Un autre exemple typique est celui du christianisme. Né au sein d’un peuple pauvre, dépossédé, châtié et très fermé dans ses croyances, il a affirmé que ceux qui souffrent sur terre sont ceux qui connaîtront le bonheur au ciel. Et il a remplacé les solutions concrètes, pratiques, économiques et sociales par la promesse d’un monde meilleur auquel nous accèderions lors d’une fin du monde qu’il a toujours crue proche, et liée à un jugement dernier qui amènerait les bons à jouir de ce dont ils n’ont pas joui sur la terre. C’est en quelque sorte un hédonisme, une quête du plaisir que peut-être l’Ecole d’Epicure (4) a traité avec plus de profondeur philosophique que le christianisme.

Avez-vous vécu des expériences de contact avec la mort ?

Tout philosophe vit dans la présence constante de la mort car elle fait partie de la vie. J’ai eu la chance de pratiquer certains exercices qui m’ont permis de sortir de mon corps physique et de constater que je continue à exister dans un corps qui n’est pas strictement physique et dans un monde que les ésotéristes occidentaux appellent « astral ». Il est évident pour moi que le point de vue qu’on a depuis cet autre monde est différent de celui qu’on a dans ce monde-ci. Il y a des choses que nous valorisons dans ce monde et que nous ne valorisons pas dans l’autre et vice-versa.
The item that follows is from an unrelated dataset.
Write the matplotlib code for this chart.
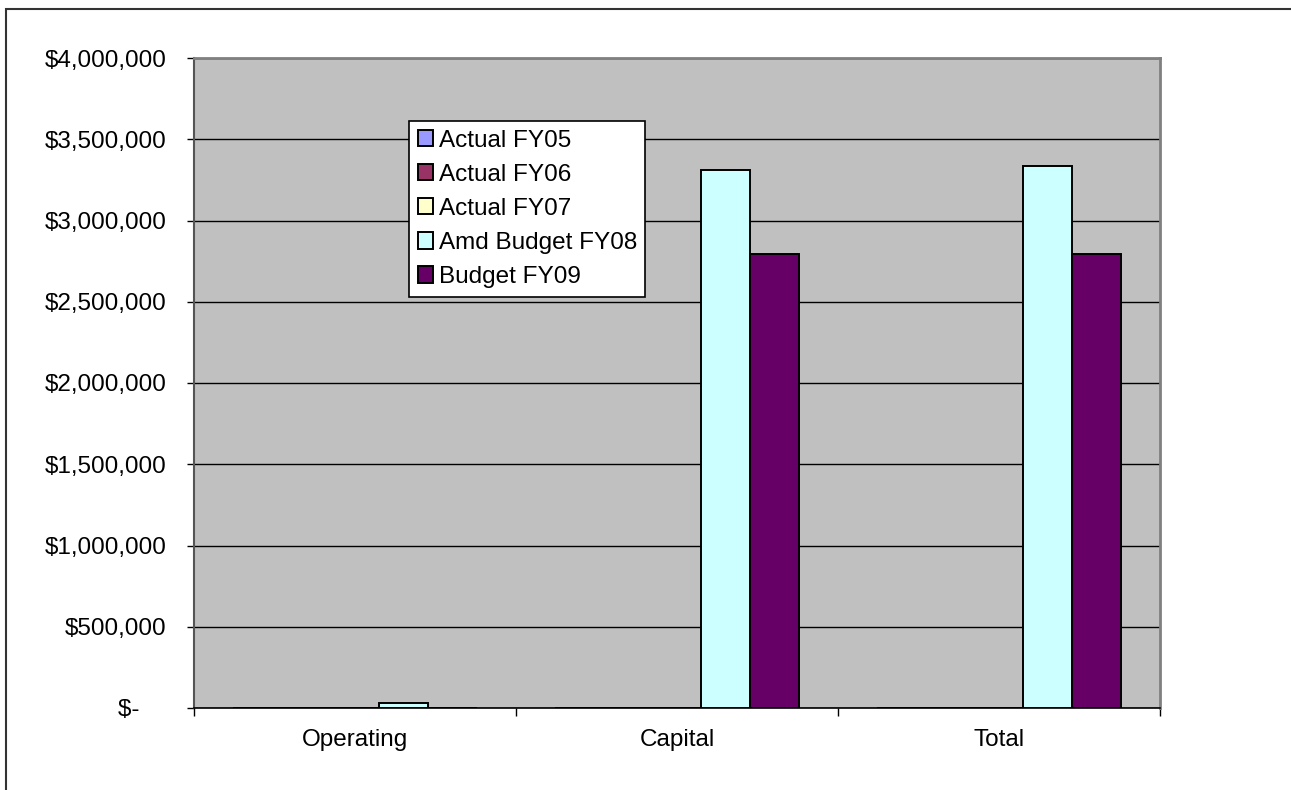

Ce serait le grand changement qui nous attend tous quand nous mourons. Platon l’explique dans le mythe d’Er, à la fin de la compilation actuelle de La république, lorsqu’il parle du passage des âmes à travers les eaux du fleuve Léthé, où elles oublient leur dernière incarnation pour faire face de façon fraîche et dynamique à leur nouvelle incarnation, le nouvel « acte » à vivre. C’est également sensible dans la tragédie, par exemple dans les œuvres d’Eschyle, qui tentent d’expliquer ce renouvellement constant de la Vie à travers la vie et la mort, dans ce cas, à travers les mystères d’Eleusis (5).

Jorge Angel Livraga

(1) Philosophe grec ( VIe-Ve siècles avant J.-C.), surnommé l’Obscur en raison du caractère extrêmement condensé et énigmatique des fragments qui nous restent de ses écrits. Sa pensée est fondée sur la conciliation des couples de contraires (le bien et le mal, le jour et la nuit, etc.) et il est souvent considéré comme le père de la pensée dialectique moderne.

(2) Nom du Bouddha avant qu’il atteigne l’illumination.

(3) Sorte de mémoire cosmique où sont consignés les actes de tous les êtres humains.

(4) Philosophe grec (IVe-IIIe siècles avant J.-C) Il est surtout connu pour son éthique qui prône la recherche du bonheur, par la satisfaction des seuls désirs naturels et nécessaires, qui procure le plaisir, et en évitant et relativisant le mal et la douleur.
L’épicurisme, au sens communément admis de simple recherche du plaisir, constitue une déviation de sa doctrine.

(5) Rites de la Grèce antique, au cours desquels les Athéniens étaient initiés au mystère de la vie et de la résurrection du monde végétal, associé aux déesses Déméter et Perséphone.

JORGE ANGEL LIVRAGA

Né le 3septembre 1930, l’auteur de ces propos recueillis en août 1991 à Majorque par Laura Winckler, Jorge Angel Livraga, a quitté définitivement son corps le 7 octobre 1991, dans sa soixante-deuxième année.

Son oeuvre s’inscrit dans la ligne de celle d’Héléna Pétrovna Blavatsky qui fut, au siècle dernier, à l’origine de la Société Théosophique. En 1957, à l’âge
de 27 ans, il fonda Nouvelle Acropole, qu’il définissait comme une école de philosophie à la manière classique.

Trente-trois ans se sont écoulés depuis lors. Aujourd’hui, dans plus de cinquante pays, des milliers de nos contemporains y partagent, par delà les distinctions de sexe, de races, de croyances et de nationalités et les conflits qu’ils peuvent engendrer, une même démarche initiatique, adaptée aux temps difficiles que nous avons à vivre. A leur mesure, modestement, tenacement, ils y construisent un monde plus fraternel et travaillent à l’émergence de l’immense potentiel enfoui, encore inexploité voire insoupçonné, en chaque être humain.

C’est leur tâche de poursuivre, avec tous ceux qui viendront les rejoindre, l’ouvre commencée par celui qui était et restera pour eux JAL.